Stated exercise —
Check each line of the entries below for the string "diagram"; copy every line where it appears.

##########

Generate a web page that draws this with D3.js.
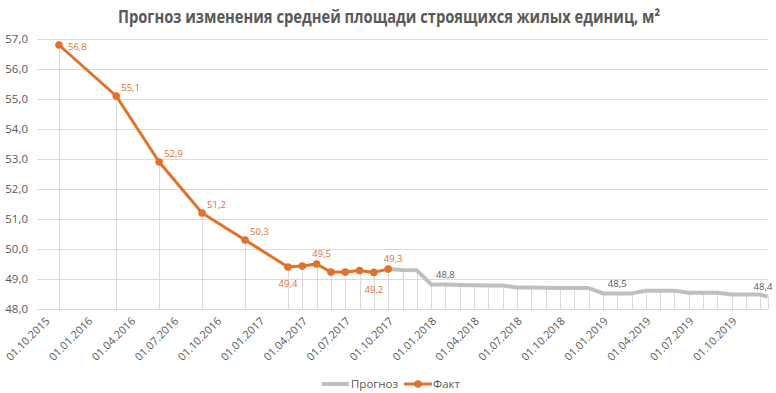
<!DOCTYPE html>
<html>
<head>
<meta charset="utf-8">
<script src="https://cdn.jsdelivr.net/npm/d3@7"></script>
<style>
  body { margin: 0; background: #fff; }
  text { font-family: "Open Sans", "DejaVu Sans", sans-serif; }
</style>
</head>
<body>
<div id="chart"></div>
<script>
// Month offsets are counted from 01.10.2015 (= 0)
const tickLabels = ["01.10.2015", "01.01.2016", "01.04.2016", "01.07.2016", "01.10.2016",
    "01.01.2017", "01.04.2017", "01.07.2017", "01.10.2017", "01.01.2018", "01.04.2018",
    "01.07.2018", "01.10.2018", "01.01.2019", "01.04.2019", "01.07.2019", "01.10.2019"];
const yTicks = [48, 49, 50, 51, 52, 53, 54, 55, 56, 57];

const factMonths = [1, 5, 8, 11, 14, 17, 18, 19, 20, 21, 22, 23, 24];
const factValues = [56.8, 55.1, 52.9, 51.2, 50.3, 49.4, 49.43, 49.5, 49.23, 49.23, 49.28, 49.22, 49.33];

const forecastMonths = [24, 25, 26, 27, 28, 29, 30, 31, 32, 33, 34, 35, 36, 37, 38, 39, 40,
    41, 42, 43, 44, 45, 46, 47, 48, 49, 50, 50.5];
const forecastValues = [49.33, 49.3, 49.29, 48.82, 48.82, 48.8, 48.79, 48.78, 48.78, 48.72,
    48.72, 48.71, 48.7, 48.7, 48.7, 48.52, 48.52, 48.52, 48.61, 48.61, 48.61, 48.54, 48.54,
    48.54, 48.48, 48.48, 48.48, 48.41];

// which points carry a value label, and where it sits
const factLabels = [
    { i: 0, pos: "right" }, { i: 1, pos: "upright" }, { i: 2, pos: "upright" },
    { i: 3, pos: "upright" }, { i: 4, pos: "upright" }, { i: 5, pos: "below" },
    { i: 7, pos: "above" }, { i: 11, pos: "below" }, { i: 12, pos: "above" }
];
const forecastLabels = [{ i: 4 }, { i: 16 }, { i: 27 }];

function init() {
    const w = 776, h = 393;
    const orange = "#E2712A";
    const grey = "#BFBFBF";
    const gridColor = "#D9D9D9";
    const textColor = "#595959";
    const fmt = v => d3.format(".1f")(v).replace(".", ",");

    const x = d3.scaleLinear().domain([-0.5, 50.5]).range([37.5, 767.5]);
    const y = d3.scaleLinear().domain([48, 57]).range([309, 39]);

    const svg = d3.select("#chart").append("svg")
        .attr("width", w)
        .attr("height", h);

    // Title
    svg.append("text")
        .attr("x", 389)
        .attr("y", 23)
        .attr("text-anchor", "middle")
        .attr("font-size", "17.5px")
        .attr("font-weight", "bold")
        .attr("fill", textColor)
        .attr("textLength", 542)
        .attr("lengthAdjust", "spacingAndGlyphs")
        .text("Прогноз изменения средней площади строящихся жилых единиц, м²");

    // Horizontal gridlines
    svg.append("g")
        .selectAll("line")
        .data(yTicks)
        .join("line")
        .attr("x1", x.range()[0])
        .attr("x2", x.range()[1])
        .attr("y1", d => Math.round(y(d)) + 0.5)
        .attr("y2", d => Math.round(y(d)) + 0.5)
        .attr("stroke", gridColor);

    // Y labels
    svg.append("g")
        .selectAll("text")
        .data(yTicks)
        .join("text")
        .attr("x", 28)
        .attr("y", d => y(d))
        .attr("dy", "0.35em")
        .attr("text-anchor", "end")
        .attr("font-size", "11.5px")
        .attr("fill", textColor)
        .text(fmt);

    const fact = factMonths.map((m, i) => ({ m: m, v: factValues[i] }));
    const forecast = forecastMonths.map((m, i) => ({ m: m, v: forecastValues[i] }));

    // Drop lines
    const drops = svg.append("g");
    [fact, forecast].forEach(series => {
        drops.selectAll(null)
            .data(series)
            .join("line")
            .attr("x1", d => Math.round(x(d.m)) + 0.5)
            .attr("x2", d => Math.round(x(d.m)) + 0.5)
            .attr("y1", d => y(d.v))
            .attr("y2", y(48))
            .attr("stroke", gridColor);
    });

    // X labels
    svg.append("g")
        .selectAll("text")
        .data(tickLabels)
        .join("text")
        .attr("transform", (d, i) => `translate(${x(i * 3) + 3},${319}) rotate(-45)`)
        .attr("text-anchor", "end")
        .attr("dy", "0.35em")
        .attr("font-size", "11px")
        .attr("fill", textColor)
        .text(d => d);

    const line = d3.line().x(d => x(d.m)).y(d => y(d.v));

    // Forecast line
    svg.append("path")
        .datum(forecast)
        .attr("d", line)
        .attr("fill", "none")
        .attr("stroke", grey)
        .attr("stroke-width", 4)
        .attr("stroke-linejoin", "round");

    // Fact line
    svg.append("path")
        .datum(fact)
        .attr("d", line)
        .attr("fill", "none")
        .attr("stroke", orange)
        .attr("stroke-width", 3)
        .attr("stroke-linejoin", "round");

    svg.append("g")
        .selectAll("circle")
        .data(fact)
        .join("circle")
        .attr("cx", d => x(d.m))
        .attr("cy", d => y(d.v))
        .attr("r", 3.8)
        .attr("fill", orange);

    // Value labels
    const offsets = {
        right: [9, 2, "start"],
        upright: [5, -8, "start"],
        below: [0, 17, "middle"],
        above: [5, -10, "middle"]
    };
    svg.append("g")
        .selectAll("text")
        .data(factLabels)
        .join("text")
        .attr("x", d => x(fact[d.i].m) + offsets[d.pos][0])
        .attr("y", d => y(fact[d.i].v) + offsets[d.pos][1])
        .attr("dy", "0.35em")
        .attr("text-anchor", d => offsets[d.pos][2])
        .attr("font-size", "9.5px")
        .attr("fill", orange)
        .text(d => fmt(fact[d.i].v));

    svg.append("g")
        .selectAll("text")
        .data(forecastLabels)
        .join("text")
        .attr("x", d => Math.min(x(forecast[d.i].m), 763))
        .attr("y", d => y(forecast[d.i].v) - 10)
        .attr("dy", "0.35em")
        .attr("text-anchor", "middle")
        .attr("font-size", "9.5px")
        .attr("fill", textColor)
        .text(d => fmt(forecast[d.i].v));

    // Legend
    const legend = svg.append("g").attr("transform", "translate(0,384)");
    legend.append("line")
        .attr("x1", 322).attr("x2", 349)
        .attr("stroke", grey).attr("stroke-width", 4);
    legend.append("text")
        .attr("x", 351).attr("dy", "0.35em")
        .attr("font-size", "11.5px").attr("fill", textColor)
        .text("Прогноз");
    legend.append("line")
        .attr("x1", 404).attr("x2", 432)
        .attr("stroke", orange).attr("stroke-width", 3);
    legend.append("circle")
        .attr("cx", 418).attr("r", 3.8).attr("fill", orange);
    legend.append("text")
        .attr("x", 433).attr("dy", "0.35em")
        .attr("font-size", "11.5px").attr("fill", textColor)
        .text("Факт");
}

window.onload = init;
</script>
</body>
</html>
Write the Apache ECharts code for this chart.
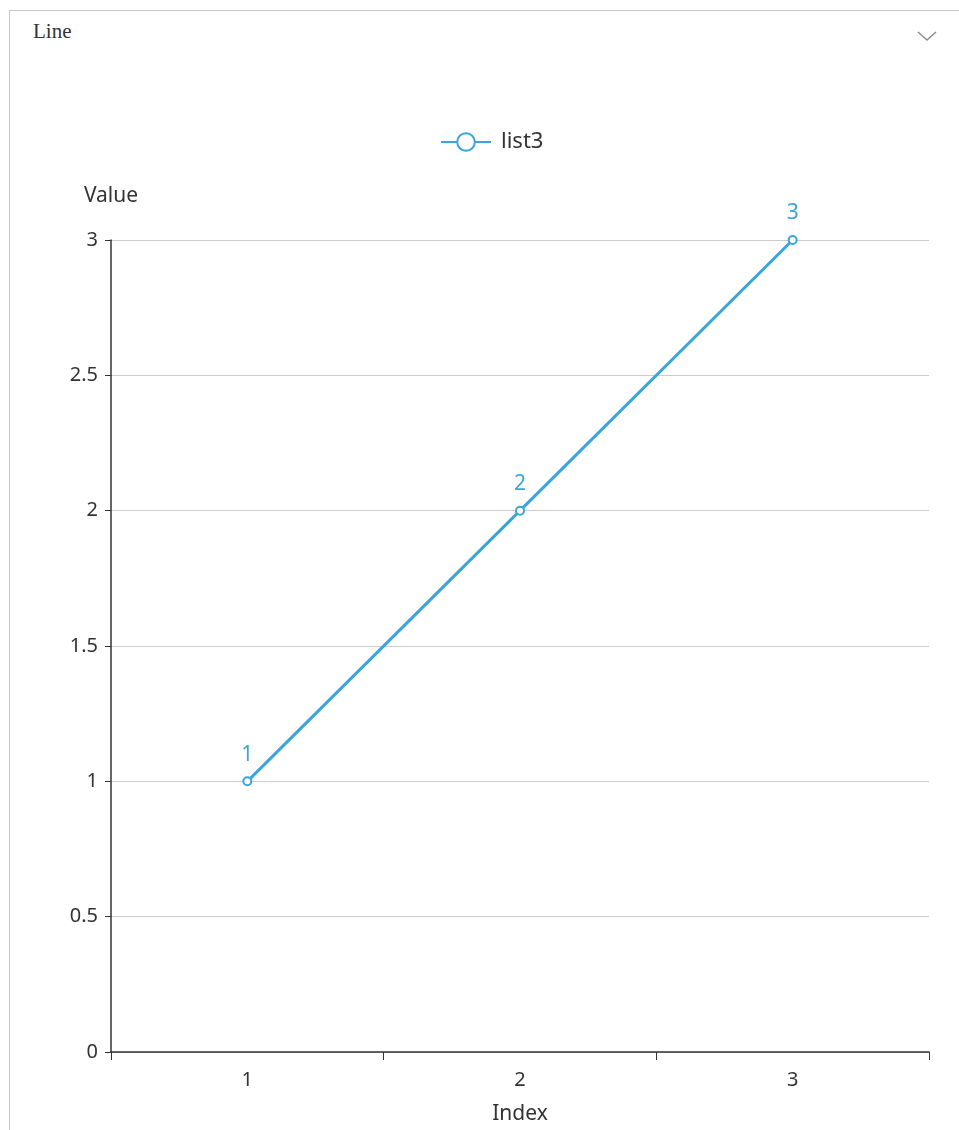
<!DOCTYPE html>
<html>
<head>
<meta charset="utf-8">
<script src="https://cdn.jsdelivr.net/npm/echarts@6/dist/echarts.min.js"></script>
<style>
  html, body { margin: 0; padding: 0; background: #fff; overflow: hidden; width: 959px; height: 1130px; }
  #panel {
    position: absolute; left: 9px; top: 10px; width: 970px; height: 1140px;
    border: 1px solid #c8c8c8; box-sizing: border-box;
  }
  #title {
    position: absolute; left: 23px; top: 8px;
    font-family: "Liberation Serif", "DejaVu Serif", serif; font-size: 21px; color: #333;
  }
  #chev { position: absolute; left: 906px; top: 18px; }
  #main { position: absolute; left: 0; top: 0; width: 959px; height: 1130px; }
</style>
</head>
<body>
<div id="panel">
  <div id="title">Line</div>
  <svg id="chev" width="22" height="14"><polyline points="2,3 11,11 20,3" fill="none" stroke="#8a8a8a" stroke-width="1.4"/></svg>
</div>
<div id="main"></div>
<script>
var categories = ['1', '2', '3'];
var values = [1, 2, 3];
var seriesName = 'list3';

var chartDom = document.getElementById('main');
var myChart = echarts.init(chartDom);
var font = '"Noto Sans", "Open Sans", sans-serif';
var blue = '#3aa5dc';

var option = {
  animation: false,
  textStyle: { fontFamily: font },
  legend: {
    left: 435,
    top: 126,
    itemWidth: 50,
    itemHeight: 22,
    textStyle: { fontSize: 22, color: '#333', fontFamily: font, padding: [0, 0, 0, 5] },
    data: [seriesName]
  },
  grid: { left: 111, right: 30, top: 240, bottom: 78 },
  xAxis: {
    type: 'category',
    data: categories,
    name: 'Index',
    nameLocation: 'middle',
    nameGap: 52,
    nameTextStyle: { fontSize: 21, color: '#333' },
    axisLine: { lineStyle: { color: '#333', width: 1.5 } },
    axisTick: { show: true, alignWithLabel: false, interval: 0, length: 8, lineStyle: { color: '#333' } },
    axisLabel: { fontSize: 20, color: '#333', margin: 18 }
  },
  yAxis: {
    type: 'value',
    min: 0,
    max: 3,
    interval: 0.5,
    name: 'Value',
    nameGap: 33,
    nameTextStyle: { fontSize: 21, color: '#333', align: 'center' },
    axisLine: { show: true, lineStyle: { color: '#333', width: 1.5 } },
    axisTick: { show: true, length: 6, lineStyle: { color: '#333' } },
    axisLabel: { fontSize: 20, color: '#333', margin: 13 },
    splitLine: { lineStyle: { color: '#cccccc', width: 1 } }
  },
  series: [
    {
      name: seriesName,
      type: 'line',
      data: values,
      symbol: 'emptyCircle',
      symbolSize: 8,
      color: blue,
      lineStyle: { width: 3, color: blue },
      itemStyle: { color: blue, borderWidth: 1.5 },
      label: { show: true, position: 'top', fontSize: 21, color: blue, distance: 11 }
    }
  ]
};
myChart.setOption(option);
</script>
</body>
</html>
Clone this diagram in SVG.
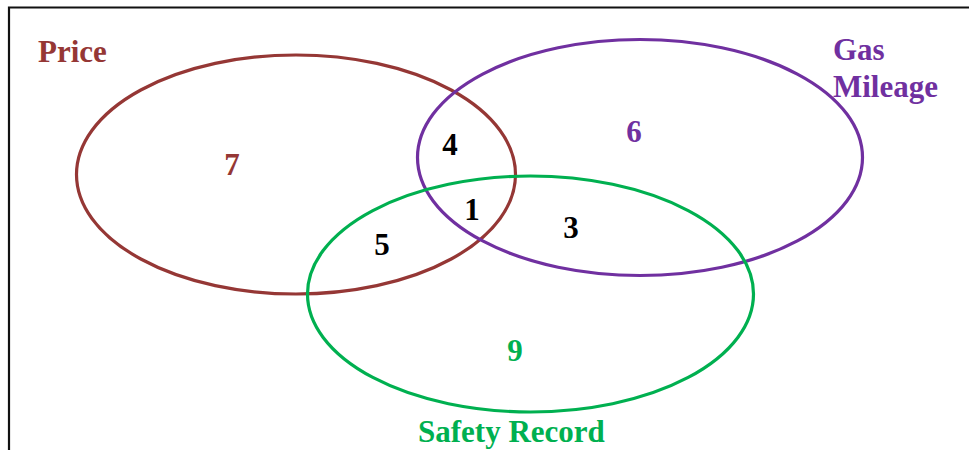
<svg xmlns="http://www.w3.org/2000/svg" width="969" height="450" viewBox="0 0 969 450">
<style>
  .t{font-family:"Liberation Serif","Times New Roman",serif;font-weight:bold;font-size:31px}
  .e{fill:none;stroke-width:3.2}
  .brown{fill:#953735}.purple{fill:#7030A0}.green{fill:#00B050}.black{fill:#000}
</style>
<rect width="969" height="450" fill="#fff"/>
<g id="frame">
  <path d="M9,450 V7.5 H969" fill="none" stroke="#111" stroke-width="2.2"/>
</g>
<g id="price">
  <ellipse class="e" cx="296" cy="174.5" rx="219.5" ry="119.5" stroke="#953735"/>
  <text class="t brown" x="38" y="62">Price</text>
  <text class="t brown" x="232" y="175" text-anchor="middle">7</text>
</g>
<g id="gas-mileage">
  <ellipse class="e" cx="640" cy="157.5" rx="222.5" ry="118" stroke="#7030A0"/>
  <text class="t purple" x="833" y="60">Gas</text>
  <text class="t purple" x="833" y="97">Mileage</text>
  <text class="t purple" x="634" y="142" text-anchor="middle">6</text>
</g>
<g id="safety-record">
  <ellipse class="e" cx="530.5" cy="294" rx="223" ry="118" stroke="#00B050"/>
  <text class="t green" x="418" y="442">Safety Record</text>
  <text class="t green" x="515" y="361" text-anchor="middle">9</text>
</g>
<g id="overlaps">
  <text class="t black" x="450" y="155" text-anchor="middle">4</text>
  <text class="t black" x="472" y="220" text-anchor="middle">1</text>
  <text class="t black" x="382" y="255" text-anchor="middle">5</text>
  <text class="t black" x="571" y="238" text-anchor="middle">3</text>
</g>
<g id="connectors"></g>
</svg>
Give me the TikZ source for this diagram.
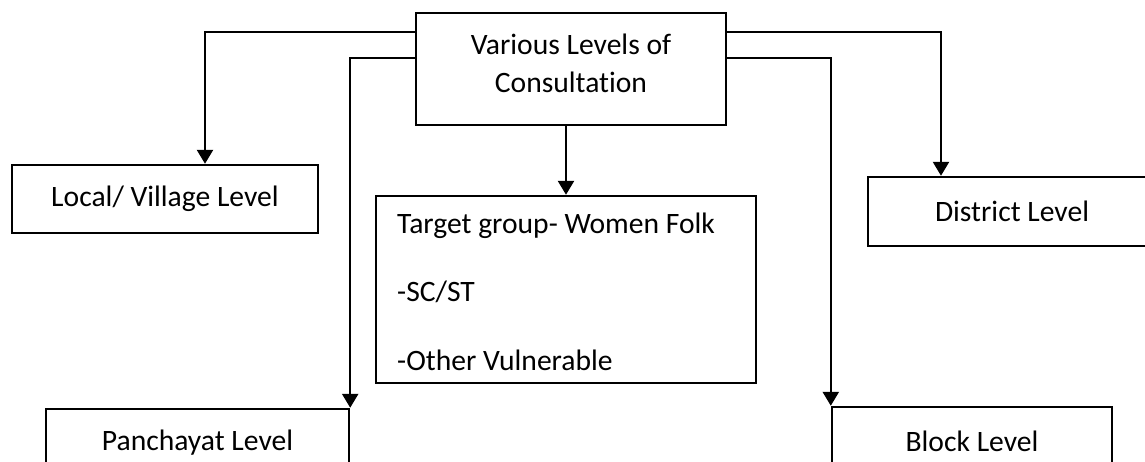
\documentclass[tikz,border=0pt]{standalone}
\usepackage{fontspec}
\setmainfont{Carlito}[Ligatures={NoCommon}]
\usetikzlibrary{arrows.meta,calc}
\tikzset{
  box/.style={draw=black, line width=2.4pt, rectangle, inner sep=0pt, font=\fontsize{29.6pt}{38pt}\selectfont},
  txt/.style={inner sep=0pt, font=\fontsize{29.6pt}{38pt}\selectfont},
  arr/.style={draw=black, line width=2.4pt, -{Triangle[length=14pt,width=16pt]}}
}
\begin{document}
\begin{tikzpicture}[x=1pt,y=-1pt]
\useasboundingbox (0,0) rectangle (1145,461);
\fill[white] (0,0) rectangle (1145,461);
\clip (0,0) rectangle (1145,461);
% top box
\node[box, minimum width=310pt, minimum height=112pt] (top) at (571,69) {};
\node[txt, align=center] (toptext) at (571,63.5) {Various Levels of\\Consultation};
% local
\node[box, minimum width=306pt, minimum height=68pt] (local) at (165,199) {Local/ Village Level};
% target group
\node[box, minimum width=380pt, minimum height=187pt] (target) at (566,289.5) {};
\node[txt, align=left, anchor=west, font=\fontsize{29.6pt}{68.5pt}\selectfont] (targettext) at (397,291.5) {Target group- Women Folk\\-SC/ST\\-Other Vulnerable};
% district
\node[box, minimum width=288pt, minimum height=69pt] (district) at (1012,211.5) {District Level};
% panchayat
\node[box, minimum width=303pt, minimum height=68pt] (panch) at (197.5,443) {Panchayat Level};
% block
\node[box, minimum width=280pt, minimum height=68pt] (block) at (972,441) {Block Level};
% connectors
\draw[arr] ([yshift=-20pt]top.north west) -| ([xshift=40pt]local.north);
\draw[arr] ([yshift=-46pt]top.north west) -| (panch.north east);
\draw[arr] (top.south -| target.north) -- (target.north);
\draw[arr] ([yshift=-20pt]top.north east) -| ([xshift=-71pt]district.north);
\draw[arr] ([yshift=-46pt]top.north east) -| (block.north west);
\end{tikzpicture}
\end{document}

##########

Exercise response —
Clone this diagram in SVG.
Give me the TikZ source for this diagram.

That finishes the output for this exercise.